Pull out every line of the listing below where "matplotlib" appears.

>> Begin DATASET RECORDS

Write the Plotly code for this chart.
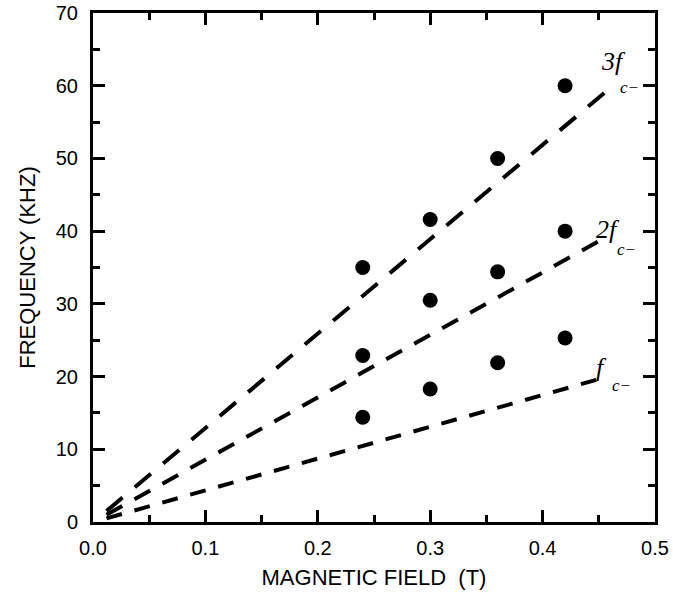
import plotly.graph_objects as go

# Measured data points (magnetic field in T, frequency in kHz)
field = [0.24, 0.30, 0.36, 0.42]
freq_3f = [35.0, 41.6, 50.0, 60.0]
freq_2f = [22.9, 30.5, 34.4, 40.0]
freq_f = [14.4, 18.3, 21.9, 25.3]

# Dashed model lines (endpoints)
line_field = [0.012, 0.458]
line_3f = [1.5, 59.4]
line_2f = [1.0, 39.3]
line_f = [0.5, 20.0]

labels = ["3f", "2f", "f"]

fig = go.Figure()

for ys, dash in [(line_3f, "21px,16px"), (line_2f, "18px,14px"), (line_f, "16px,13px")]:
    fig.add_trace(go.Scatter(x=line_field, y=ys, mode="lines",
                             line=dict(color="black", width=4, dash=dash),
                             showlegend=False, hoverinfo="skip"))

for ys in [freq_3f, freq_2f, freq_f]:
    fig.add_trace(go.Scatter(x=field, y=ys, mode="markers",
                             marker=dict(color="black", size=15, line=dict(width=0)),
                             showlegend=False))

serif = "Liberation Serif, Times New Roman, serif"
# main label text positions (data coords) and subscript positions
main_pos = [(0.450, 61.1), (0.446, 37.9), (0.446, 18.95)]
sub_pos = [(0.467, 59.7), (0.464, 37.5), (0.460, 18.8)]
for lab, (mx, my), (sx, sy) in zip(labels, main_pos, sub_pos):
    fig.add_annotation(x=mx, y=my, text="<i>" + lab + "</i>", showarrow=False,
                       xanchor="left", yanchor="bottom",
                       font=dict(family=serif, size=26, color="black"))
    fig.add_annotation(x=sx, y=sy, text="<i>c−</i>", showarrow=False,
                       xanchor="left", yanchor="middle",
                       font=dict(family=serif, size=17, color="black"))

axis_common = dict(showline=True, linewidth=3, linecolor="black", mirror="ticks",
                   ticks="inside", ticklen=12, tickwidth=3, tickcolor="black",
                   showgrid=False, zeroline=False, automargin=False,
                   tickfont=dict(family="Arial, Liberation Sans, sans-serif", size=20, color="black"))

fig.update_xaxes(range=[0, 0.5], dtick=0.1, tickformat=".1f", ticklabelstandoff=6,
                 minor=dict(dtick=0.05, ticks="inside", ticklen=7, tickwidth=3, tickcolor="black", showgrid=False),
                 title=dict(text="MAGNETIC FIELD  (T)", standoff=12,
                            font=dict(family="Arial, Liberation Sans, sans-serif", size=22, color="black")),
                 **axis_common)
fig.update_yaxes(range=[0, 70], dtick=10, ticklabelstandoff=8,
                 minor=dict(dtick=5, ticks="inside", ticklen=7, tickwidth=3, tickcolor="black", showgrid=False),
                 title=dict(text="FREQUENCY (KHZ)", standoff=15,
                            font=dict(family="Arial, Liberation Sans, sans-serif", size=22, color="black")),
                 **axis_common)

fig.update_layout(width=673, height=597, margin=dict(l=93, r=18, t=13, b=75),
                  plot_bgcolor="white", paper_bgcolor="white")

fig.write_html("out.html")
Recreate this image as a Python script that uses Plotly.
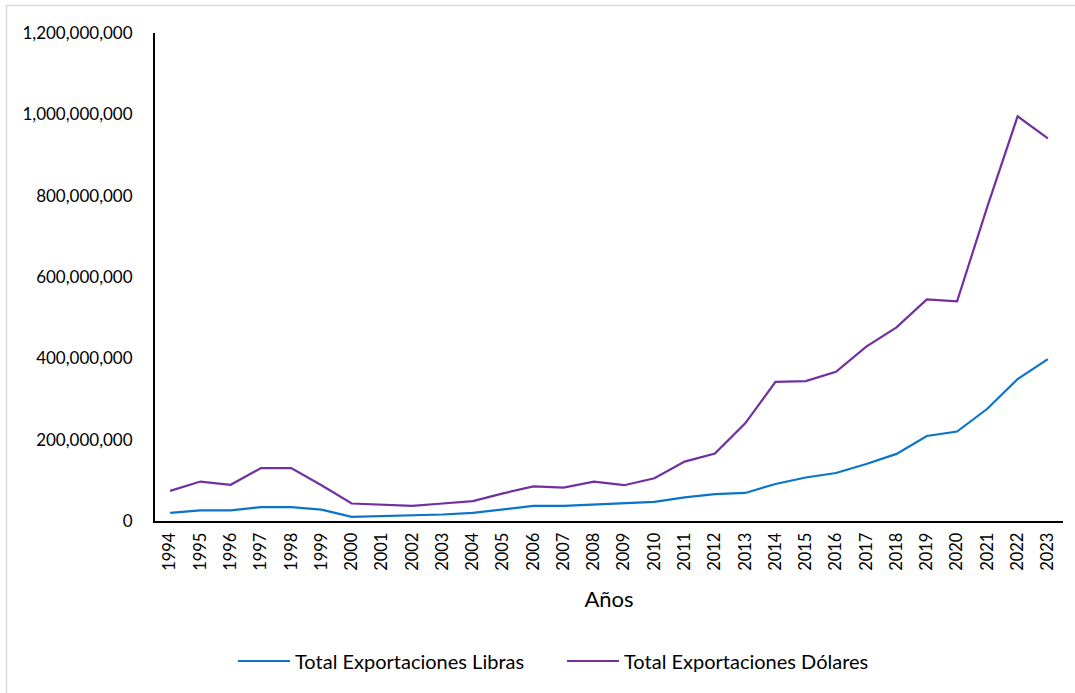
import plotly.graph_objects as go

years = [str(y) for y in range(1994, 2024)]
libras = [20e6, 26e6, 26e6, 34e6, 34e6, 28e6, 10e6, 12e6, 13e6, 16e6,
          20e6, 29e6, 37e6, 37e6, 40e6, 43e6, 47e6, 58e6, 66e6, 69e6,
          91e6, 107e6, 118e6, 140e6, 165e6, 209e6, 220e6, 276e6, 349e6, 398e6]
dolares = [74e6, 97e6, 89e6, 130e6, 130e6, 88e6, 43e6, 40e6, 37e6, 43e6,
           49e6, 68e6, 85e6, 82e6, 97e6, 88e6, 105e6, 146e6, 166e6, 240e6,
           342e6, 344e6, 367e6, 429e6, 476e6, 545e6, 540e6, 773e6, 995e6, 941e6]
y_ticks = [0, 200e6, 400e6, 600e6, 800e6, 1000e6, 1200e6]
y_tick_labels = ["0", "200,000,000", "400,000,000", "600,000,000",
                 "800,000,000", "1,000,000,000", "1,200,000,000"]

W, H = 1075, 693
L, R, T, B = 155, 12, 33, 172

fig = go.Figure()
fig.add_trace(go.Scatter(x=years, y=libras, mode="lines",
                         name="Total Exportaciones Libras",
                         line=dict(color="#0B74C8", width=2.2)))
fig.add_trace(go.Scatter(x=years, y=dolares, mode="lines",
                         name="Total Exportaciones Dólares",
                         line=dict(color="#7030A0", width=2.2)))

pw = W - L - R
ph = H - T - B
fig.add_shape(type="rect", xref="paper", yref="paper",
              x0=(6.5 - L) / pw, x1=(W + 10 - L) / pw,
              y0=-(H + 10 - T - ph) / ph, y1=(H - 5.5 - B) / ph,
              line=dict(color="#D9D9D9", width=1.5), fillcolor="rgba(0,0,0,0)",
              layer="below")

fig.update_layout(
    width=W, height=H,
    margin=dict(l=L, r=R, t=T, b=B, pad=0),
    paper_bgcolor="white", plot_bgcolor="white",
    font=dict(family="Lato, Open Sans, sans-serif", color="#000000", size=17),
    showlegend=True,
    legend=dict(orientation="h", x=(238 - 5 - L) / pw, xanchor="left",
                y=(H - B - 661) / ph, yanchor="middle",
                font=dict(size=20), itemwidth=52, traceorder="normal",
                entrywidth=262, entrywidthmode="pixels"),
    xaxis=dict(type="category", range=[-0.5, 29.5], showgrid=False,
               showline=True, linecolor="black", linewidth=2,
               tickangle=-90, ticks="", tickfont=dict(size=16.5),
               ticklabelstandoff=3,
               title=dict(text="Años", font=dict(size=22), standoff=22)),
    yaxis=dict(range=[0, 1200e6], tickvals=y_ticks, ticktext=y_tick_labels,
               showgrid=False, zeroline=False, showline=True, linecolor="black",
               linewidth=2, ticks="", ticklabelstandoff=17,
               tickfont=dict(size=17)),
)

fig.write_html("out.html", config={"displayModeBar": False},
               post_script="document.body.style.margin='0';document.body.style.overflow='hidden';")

>> End DATASET RECORDS
>> Begin DATASET RECORDS

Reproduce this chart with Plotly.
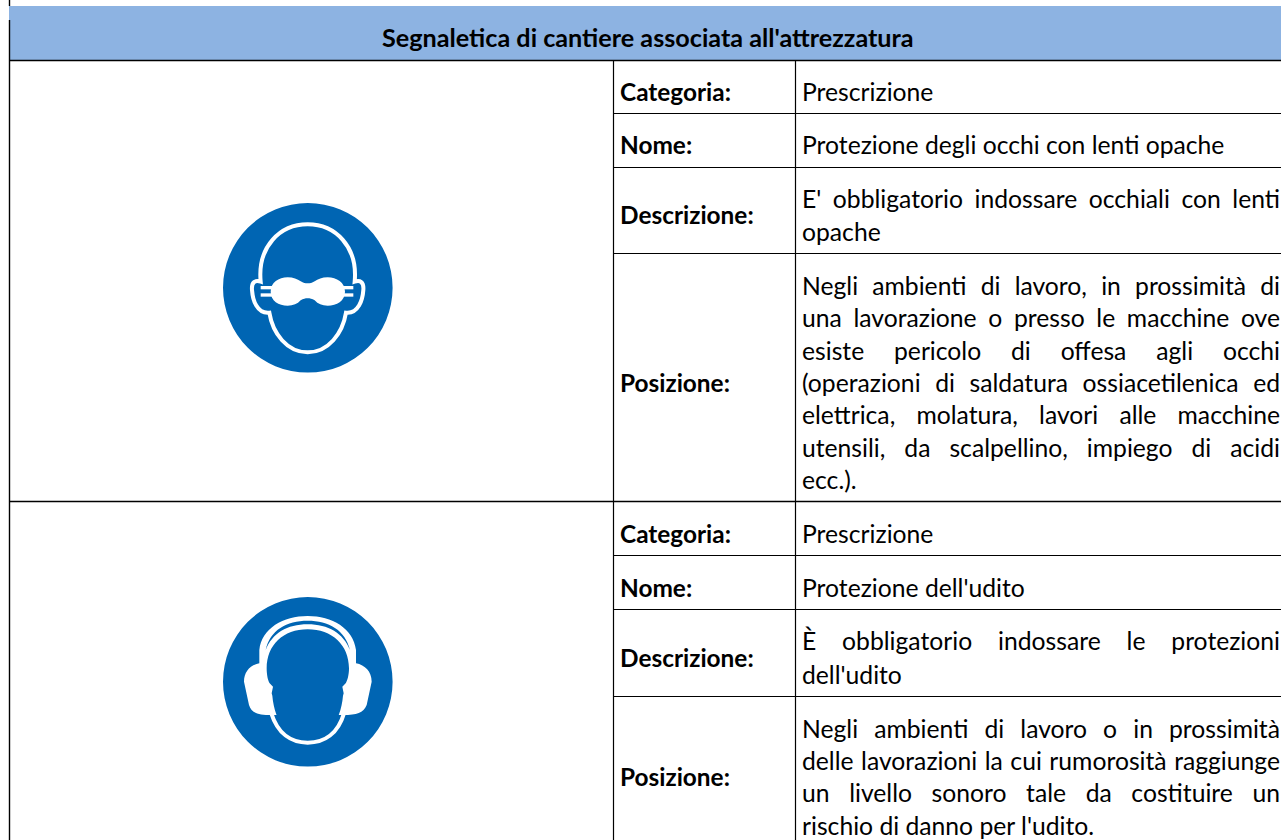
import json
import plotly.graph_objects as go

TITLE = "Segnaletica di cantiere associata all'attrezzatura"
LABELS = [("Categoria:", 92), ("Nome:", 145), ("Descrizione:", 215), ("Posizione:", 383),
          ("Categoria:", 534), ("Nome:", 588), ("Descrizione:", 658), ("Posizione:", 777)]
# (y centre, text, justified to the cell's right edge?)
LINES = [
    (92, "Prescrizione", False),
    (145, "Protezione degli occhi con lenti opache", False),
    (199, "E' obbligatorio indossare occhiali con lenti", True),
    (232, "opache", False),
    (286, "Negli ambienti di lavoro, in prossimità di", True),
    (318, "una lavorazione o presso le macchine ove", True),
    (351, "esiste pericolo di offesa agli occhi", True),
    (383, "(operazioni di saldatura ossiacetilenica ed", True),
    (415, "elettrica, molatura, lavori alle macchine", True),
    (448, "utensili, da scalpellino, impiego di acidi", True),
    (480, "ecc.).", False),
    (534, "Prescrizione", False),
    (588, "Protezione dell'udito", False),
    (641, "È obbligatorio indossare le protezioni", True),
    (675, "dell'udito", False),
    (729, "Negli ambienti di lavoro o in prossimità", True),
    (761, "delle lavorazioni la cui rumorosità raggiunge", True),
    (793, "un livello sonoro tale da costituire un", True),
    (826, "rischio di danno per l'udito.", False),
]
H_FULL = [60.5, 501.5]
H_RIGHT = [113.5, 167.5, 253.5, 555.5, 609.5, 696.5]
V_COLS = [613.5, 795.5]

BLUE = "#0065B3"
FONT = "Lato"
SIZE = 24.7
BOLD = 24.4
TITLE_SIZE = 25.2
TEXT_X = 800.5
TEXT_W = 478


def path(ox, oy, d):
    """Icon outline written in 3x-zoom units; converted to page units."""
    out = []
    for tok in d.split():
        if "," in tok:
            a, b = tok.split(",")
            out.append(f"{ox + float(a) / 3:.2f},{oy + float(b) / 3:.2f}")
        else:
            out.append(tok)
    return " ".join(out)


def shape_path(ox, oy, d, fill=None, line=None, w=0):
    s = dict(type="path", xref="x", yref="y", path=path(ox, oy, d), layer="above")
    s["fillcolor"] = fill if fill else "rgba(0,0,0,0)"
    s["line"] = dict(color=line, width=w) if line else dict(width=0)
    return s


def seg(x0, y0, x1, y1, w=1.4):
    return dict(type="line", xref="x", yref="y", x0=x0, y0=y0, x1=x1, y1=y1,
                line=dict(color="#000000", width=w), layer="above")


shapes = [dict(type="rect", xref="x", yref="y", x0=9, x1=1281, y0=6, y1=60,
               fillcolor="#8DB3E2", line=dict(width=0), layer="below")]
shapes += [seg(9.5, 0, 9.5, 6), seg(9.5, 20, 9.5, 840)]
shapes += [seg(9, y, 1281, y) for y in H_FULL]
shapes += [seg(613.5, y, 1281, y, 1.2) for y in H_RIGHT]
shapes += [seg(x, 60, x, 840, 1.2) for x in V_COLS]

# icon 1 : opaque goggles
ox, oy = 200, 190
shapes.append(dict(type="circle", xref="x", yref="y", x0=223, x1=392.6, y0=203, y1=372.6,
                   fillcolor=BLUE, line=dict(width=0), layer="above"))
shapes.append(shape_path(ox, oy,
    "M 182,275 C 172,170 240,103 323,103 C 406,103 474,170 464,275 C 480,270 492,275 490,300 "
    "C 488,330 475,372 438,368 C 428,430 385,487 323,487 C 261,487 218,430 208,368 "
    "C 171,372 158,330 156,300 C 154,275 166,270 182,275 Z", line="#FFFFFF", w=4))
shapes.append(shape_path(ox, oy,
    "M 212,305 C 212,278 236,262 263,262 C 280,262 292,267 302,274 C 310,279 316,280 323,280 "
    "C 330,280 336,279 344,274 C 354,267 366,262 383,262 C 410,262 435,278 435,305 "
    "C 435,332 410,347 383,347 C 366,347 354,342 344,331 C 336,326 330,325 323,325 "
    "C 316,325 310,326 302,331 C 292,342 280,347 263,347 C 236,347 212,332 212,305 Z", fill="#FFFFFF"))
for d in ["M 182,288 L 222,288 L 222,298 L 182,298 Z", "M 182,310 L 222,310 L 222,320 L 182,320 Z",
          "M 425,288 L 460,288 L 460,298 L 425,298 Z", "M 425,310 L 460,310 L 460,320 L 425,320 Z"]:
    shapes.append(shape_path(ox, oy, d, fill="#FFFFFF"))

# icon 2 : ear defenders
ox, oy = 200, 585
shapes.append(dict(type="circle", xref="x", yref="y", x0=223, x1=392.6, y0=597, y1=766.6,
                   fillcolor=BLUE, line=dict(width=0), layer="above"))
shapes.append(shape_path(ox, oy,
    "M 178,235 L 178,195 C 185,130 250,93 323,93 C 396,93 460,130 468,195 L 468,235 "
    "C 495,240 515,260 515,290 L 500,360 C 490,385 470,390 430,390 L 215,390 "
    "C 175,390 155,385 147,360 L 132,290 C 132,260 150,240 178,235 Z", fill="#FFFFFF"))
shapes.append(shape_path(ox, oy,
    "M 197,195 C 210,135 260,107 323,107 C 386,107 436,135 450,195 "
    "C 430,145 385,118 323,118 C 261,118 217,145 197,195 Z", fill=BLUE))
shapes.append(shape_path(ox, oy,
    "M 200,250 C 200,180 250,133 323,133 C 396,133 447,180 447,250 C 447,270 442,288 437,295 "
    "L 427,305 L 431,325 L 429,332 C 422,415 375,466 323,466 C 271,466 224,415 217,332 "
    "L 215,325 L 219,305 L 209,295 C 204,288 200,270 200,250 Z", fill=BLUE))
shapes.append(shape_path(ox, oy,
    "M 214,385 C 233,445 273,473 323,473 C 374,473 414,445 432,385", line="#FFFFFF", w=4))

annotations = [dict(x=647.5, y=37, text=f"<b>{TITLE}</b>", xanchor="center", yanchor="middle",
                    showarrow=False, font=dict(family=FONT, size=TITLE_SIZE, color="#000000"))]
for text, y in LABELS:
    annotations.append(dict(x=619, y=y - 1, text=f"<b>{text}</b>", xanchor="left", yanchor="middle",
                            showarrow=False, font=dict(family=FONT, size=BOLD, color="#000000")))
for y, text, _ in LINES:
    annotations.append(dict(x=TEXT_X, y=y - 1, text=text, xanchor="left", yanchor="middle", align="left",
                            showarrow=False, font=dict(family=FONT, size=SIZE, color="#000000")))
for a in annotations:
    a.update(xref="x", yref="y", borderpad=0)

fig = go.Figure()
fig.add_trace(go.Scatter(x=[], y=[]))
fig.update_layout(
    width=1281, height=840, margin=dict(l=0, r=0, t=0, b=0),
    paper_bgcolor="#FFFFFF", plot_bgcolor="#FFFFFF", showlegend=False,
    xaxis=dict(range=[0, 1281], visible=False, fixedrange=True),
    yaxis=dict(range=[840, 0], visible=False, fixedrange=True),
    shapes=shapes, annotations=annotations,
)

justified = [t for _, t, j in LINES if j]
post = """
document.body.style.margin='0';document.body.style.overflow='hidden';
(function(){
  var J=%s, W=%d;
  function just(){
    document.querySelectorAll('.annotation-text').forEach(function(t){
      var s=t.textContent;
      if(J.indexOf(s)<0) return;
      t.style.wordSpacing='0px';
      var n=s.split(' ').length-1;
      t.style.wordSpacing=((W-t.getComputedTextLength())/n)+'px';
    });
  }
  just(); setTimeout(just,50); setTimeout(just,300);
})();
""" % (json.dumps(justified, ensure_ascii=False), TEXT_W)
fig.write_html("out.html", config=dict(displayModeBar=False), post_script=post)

>> End DATASET RECORDS
>> Begin DATASET RECORDS

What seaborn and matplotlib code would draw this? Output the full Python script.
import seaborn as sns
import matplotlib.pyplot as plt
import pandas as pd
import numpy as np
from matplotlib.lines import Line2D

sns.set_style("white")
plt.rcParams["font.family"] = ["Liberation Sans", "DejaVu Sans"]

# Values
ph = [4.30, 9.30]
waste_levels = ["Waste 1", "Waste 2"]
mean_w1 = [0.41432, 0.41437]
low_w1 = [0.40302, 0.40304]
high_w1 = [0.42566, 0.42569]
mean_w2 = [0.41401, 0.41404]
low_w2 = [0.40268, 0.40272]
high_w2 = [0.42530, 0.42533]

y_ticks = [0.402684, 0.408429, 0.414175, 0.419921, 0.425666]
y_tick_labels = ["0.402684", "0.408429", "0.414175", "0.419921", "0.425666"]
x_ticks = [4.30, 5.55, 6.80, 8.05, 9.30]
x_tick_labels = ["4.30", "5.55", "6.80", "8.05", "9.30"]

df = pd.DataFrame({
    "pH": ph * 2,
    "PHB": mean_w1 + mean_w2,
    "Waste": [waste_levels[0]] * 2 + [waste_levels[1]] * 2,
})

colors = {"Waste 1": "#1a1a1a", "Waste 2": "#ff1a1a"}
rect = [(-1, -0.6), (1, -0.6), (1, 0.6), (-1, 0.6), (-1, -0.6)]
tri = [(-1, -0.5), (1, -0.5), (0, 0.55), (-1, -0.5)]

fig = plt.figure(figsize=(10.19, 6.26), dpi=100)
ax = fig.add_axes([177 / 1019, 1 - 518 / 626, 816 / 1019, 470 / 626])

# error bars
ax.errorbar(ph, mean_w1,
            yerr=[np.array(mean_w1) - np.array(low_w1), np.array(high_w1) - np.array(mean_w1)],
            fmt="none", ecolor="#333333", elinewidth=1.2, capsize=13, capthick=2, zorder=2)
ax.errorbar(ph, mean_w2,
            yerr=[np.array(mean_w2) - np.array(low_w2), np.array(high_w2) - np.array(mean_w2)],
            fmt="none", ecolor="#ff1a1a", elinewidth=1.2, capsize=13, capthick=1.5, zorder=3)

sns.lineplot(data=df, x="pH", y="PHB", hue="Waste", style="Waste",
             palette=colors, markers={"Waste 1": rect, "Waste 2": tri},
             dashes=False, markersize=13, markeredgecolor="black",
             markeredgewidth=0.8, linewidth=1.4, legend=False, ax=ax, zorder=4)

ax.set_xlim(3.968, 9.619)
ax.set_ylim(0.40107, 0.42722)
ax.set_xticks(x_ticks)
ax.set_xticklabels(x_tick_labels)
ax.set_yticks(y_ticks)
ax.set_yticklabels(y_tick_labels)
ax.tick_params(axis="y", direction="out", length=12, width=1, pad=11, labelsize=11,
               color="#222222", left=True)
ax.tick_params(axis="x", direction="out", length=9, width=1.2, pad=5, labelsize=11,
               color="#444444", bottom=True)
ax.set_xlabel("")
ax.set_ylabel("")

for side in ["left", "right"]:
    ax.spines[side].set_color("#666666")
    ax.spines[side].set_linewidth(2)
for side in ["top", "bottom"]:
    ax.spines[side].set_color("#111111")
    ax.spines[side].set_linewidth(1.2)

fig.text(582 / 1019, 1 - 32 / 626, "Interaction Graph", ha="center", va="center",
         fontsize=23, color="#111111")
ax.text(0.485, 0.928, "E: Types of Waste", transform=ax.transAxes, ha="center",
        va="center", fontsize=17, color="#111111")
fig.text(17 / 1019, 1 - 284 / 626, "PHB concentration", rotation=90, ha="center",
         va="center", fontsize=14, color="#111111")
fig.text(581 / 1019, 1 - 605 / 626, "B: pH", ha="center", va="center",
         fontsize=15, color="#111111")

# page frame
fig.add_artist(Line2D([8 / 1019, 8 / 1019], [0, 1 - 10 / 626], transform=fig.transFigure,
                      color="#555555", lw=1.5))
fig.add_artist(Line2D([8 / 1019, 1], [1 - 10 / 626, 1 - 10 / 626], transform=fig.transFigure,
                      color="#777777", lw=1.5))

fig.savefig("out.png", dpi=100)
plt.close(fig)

>> End DATASET RECORDS

## RESPONSE TO THE TASK
What seaborn and matplotlib code would draw this? Output the full Python script.
import matplotlib.pyplot as plt
from matplotlib.lines import Line2D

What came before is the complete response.